▶ _Aim_
Copy the material that follows word for word and omit its pictures.

[START]

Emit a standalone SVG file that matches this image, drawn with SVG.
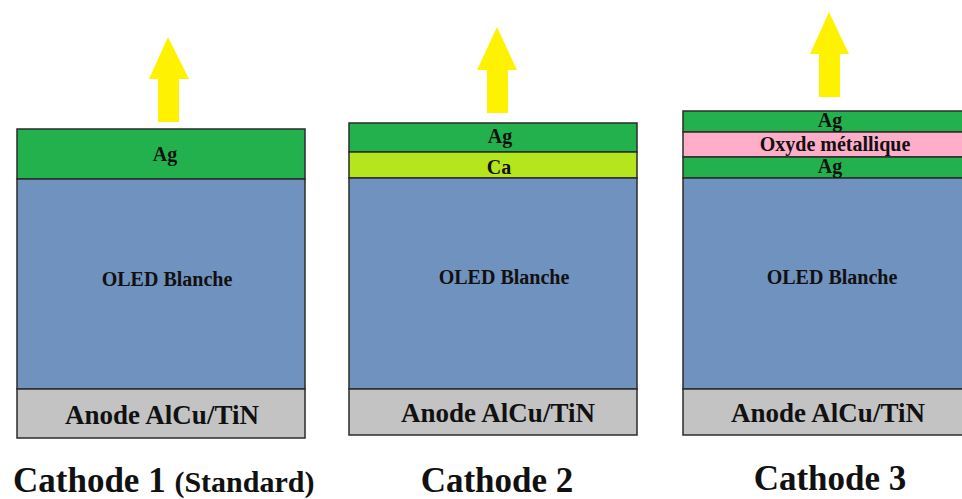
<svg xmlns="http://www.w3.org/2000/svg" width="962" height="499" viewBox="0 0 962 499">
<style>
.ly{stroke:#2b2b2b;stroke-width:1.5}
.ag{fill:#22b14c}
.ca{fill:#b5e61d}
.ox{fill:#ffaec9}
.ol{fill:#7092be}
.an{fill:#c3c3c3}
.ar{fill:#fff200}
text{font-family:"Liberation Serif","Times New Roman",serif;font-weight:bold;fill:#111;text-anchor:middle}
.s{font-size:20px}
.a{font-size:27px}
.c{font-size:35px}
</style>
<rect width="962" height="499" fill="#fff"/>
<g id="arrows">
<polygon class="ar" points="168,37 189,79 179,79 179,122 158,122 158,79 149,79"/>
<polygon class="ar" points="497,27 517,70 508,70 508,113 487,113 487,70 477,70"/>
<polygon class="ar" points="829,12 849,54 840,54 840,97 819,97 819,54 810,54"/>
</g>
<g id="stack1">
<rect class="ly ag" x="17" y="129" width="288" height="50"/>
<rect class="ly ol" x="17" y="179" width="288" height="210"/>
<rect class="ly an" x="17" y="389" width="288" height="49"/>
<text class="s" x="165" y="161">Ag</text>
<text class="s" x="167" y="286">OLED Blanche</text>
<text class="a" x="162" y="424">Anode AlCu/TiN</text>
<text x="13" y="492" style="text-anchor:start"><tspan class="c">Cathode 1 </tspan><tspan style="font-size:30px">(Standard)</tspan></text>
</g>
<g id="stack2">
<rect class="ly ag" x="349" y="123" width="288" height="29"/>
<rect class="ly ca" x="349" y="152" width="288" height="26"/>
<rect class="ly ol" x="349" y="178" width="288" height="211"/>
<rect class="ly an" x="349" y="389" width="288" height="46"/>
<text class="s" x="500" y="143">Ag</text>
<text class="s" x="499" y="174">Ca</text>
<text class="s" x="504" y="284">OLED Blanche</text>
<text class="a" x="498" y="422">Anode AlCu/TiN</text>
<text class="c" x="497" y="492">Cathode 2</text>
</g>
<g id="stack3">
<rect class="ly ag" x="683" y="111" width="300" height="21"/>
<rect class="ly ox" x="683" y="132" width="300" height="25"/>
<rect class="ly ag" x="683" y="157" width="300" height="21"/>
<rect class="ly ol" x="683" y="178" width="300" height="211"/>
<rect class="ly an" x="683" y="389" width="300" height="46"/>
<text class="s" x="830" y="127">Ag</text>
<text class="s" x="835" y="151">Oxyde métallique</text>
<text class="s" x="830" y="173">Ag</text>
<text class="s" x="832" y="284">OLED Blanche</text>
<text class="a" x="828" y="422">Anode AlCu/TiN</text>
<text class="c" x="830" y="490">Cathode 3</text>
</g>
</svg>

[END]

▶ _Task output_
Emit a standalone SVG file that matches this image, drawn with SVG.
<svg xmlns="http://www.w3.org/2000/svg" width="962" height="499" viewBox="0 0 962 499">
<style>
.ly{stroke:#2b2b2b;stroke-width:1.5}
.ag{fill:#22b14c}
.ca{fill:#b5e61d}
.ox{fill:#ffaec9}
.ol{fill:#7092be}
.an{fill:#c3c3c3}
.ar{fill:#fff200}
text{font-family:"Liberation Serif","Times New Roman",serif;font-weight:bold;fill:#111;text-anchor:middle}
.s{font-size:20px}
.a{font-size:27px}
.c{font-size:35px}
</style>
<rect width="962" height="499" fill="#fff"/>
<g id="arrows">
<polygon class="ar" points="168,37 189,79 179,79 179,122 158,122 158,79 149,79"/>
<polygon class="ar" points="497,27 517,70 508,70 508,113 487,113 487,70 477,70"/>
<polygon class="ar" points="829,12 849,54 840,54 840,97 819,97 819,54 810,54"/>
</g>
<g id="stack1">
<rect class="ly ag" x="17" y="129" width="288" height="50"/>
<rect class="ly ol" x="17" y="179" width="288" height="210"/>
<rect class="ly an" x="17" y="389" width="288" height="49"/>
<text class="s" x="165" y="161">Ag</text>
<text class="s" x="167" y="286">OLED Blanche</text>
<text class="a" x="162" y="424">Anode AlCu/TiN</text>
<text x="13" y="492" style="text-anchor:start"><tspan class="c">Cathode 1 </tspan><tspan style="font-size:30px">(Standard)</tspan></text>
</g>
<g id="stack2">
<rect class="ly ag" x="349" y="123" width="288" height="29"/>
<rect class="ly ca" x="349" y="152" width="288" height="26"/>
<rect class="ly ol" x="349" y="178" width="288" height="211"/>
<rect class="ly an" x="349" y="389" width="288" height="46"/>
<text class="s" x="500" y="143">Ag</text>
<text class="s" x="499" y="174">Ca</text>
<text class="s" x="504" y="284">OLED Blanche</text>
<text class="a" x="498" y="422">Anode AlCu/TiN</text>
<text class="c" x="497" y="492">Cathode 2</text>
</g>
<g id="stack3">
<rect class="ly ag" x="683" y="111" width="300" height="21"/>
<rect class="ly ox" x="683" y="132" width="300" height="25"/>
<rect class="ly ag" x="683" y="157" width="300" height="21"/>
<rect class="ly ol" x="683" y="178" width="300" height="211"/>
<rect class="ly an" x="683" y="389" width="300" height="46"/>
<text class="s" x="830" y="127">Ag</text>
<text class="s" x="835" y="151">Oxyde métallique</text>
<text class="s" x="830" y="173">Ag</text>
<text class="s" x="832" y="284">OLED Blanche</text>
<text class="a" x="828" y="422">Anode AlCu/TiN</text>
<text class="c" x="830" y="490">Cathode 3</text>
</g>
</svg>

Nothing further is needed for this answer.